### [REQUIRED WORK]
Give back every line exactly as it appears, pictures excluded.

begin RAW DATA

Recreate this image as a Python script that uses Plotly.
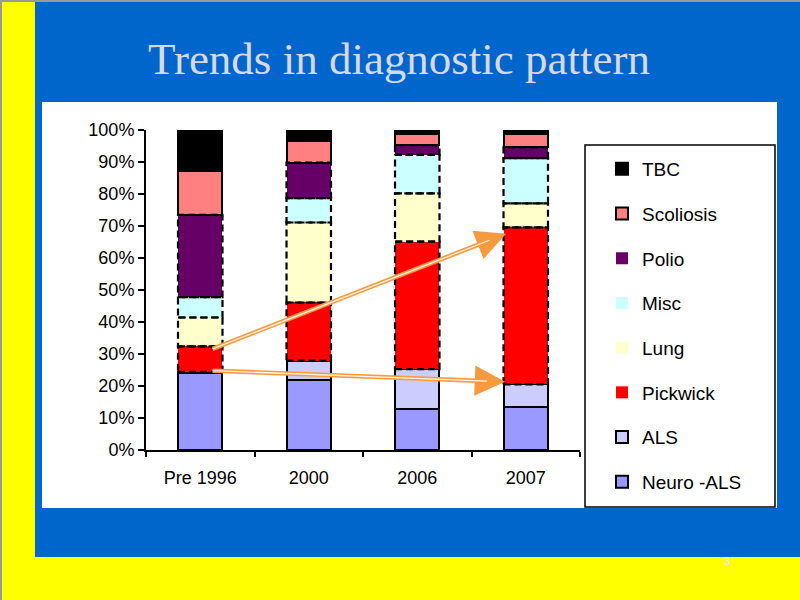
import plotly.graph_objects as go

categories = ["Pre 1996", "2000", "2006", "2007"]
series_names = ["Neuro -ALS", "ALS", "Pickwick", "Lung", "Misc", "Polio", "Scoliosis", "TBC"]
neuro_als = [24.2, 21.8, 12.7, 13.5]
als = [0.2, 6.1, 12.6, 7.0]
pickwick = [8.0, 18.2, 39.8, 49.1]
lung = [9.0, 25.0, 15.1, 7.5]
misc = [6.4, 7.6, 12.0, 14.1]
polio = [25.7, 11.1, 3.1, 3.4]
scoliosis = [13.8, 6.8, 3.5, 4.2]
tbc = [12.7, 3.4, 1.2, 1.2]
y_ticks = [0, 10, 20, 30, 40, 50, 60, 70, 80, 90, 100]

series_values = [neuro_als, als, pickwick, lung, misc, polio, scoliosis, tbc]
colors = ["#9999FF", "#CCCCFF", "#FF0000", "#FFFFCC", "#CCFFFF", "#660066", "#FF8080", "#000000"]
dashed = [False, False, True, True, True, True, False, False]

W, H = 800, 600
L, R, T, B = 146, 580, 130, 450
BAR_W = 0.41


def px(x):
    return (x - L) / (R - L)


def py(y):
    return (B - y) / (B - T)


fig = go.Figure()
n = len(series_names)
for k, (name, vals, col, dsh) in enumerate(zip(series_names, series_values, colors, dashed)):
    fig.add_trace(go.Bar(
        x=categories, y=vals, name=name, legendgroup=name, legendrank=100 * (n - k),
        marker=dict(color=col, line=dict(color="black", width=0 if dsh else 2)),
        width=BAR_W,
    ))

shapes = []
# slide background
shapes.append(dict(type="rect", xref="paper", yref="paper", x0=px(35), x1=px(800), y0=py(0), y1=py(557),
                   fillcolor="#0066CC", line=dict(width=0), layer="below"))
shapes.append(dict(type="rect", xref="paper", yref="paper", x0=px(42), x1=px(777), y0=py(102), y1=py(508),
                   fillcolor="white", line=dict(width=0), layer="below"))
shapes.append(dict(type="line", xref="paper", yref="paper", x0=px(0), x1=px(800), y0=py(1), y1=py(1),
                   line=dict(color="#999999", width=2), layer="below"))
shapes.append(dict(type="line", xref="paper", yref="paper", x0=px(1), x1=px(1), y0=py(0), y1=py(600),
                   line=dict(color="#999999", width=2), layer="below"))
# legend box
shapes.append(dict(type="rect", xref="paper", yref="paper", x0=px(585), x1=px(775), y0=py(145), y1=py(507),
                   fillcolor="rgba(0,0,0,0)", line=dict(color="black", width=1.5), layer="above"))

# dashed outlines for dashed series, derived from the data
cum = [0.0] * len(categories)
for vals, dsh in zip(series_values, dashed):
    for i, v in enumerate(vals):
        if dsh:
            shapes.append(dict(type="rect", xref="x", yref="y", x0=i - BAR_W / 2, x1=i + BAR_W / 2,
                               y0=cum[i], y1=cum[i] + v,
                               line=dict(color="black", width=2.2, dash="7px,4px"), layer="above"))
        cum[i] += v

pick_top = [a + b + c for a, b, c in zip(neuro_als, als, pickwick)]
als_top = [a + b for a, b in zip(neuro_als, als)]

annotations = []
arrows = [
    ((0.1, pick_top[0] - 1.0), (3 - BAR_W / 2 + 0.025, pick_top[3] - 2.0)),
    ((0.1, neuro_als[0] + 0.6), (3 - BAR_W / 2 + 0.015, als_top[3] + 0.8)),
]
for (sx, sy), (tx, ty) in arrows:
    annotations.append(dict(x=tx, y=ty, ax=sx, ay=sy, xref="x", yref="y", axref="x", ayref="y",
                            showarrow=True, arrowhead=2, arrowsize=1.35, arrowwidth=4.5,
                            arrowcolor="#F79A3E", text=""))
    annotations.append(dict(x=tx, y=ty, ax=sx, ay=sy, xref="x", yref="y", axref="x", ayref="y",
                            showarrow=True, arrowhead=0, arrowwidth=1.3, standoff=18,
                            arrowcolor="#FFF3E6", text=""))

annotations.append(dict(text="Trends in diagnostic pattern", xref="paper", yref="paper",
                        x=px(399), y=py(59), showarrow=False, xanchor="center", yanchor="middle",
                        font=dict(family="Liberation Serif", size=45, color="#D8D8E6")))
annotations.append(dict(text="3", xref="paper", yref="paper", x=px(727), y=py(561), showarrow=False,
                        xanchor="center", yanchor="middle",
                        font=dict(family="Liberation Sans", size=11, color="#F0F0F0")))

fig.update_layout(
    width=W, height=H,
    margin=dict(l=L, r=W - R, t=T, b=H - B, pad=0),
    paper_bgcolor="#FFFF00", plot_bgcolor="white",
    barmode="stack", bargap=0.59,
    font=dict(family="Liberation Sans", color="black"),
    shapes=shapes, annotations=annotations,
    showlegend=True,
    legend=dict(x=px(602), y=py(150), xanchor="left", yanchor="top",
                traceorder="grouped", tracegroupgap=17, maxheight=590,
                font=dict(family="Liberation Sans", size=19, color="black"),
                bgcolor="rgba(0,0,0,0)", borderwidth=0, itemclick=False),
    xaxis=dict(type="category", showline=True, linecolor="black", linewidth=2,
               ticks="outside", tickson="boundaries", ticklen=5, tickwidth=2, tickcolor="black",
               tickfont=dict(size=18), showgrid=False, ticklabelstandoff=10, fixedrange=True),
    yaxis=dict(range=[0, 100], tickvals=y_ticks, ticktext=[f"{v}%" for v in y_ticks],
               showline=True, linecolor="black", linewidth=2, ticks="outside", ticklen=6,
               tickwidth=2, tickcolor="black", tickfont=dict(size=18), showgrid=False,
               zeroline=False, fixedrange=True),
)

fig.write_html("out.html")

end RAW DATA

### [REPLY]
Recreate this image as a Python script that uses Plotly.
import plotly.graph_objects as go

categories = ["Pre 1996", "2000", "2006", "2007"]
series_names = ["Neuro -ALS", "ALS", "Pickwick", "Lung", "Misc", "Polio", "Scoliosis", "TBC"]
neuro_als = [24.2, 21.8, 12.7, 13.5]
als = [0.2, 6.1, 12.6, 7.0]
pickwick = [8.0, 18.2, 39.8, 49.1]
lung = [9.0, 25.0, 15.1, 7.5]
misc = [6.4, 7.6, 12.0, 14.1]
polio = [25.7, 11.1, 3.1, 3.4]
scoliosis = [13.8, 6.8, 3.5, 4.2]
tbc = [12.7, 3.4, 1.2, 1.2]
y_ticks = [0, 10, 20, 30, 40, 50, 60, 70, 80, 90, 100]

series_values = [neuro_als, als, pickwick, lung, misc, polio, scoliosis, tbc]
colors = ["#9999FF", "#CCCCFF", "#FF0000", "#FFFFCC", "#CCFFFF", "#660066", "#FF8080", "#000000"]
dashed = [False, False, True, True, True, True, False, False]

W, H = 800, 600
L, R, T, B = 146, 580, 130, 450
BAR_W = 0.41


def px(x):
    return (x - L) / (R - L)


def py(y):
    return (B - y) / (B - T)


fig = go.Figure()
n = len(series_names)
for k, (name, vals, col, dsh) in enumerate(zip(series_names, series_values, colors, dashed)):
    fig.add_trace(go.Bar(
        x=categories, y=vals, name=name, legendgroup=name, legendrank=100 * (n - k),
        marker=dict(color=col, line=dict(color="black", width=0 if dsh else 2)),
        width=BAR_W,
    ))

shapes = []
# slide background
shapes.append(dict(type="rect", xref="paper", yref="paper", x0=px(35), x1=px(800), y0=py(0), y1=py(557),
                   fillcolor="#0066CC", line=dict(width=0), layer="below"))
shapes.append(dict(type="rect", xref="paper", yref="paper", x0=px(42), x1=px(777), y0=py(102), y1=py(508),
                   fillcolor="white", line=dict(width=0), layer="below"))
shapes.append(dict(type="line", xref="paper", yref="paper", x0=px(0), x1=px(800), y0=py(1), y1=py(1),
                   line=dict(color="#999999", width=2), layer="below"))
shapes.append(dict(type="line", xref="paper", yref="paper", x0=px(1), x1=px(1), y0=py(0), y1=py(600),
                   line=dict(color="#999999", width=2), layer="below"))
# legend box
shapes.append(dict(type="rect", xref="paper", yref="paper", x0=px(585), x1=px(775), y0=py(145), y1=py(507),
                   fillcolor="rgba(0,0,0,0)", line=dict(color="black", width=1.5), layer="above"))

# dashed outlines for dashed series, derived from the data
cum = [0.0] * len(categories)
for vals, dsh in zip(series_values, dashed):
    for i, v in enumerate(vals):
        if dsh:
            shapes.append(dict(type="rect", xref="x", yref="y", x0=i - BAR_W / 2, x1=i + BAR_W / 2,
                               y0=cum[i], y1=cum[i] + v,
                               line=dict(color="black", width=2.2, dash="7px,4px"), layer="above"))
        cum[i] += v

pick_top = [a + b + c for a, b, c in zip(neuro_als, als, pickwick)]
als_top = [a + b for a, b in zip(neuro_als, als)]

annotations = []
arrows = [
    ((0.1, pick_top[0] - 1.0), (3 - BAR_W / 2 + 0.025, pick_top[3] - 2.0)),
    ((0.1, neuro_als[0] + 0.6), (3 - BAR_W / 2 + 0.015, als_top[3] + 0.8)),
]
for (sx, sy), (tx, ty) in arrows:
    annotations.append(dict(x=tx, y=ty, ax=sx, ay=sy, xref="x", yref="y", axref="x", ayref="y",
                            showarrow=True, arrowhead=2, arrowsize=1.35, arrowwidth=4.5,
                            arrowcolor="#F79A3E", text=""))
    annotations.append(dict(x=tx, y=ty, ax=sx, ay=sy, xref="x", yref="y", axref="x", ayref="y",
                            showarrow=True, arrowhead=0, arrowwidth=1.3, standoff=18,
                            arrowcolor="#FFF3E6", text=""))

annotations.append(dict(text="Trends in diagnostic pattern", xref="paper", yref="paper",
                        x=px(399), y=py(59), showarrow=False, xanchor="center", yanchor="middle",
                        font=dict(family="Liberation Serif", size=45, color="#D8D8E6")))
annotations.append(dict(text="3", xref="paper", yref="paper", x=px(727), y=py(561), showarrow=False,
                        xanchor="center", yanchor="middle",
                        font=dict(family="Liberation Sans", size=11, color="#F0F0F0")))

fig.update_layout(
    width=W, height=H,
    margin=dict(l=L, r=W - R, t=T, b=H - B, pad=0),
    paper_bgcolor="#FFFF00", plot_bgcolor="white",
    barmode="stack", bargap=0.59,
    font=dict(family="Liberation Sans", color="black"),
    shapes=shapes, annotations=annotations,
    showlegend=True,
    legend=dict(x=px(602), y=py(150), xanchor="left", yanchor="top",
                traceorder="grouped", tracegroupgap=17, maxheight=590,
                font=dict(family="Liberation Sans", size=19, color="black"),
                bgcolor="rgba(0,0,0,0)", borderwidth=0, itemclick=False),
    xaxis=dict(type="category", showline=True, linecolor="black", linewidth=2,
               ticks="outside", tickson="boundaries", ticklen=5, tickwidth=2, tickcolor="black",
               tickfont=dict(size=18), showgrid=False, ticklabelstandoff=10, fixedrange=True),
    yaxis=dict(range=[0, 100], tickvals=y_ticks, ticktext=[f"{v}%" for v in y_ticks],
               showline=True, linecolor="black", linewidth=2, ticks="outside", ticklen=6,
               tickwidth=2, tickcolor="black", tickfont=dict(size=18), showgrid=False,
               zeroline=False, fixedrange=True),
)

fig.write_html("out.html")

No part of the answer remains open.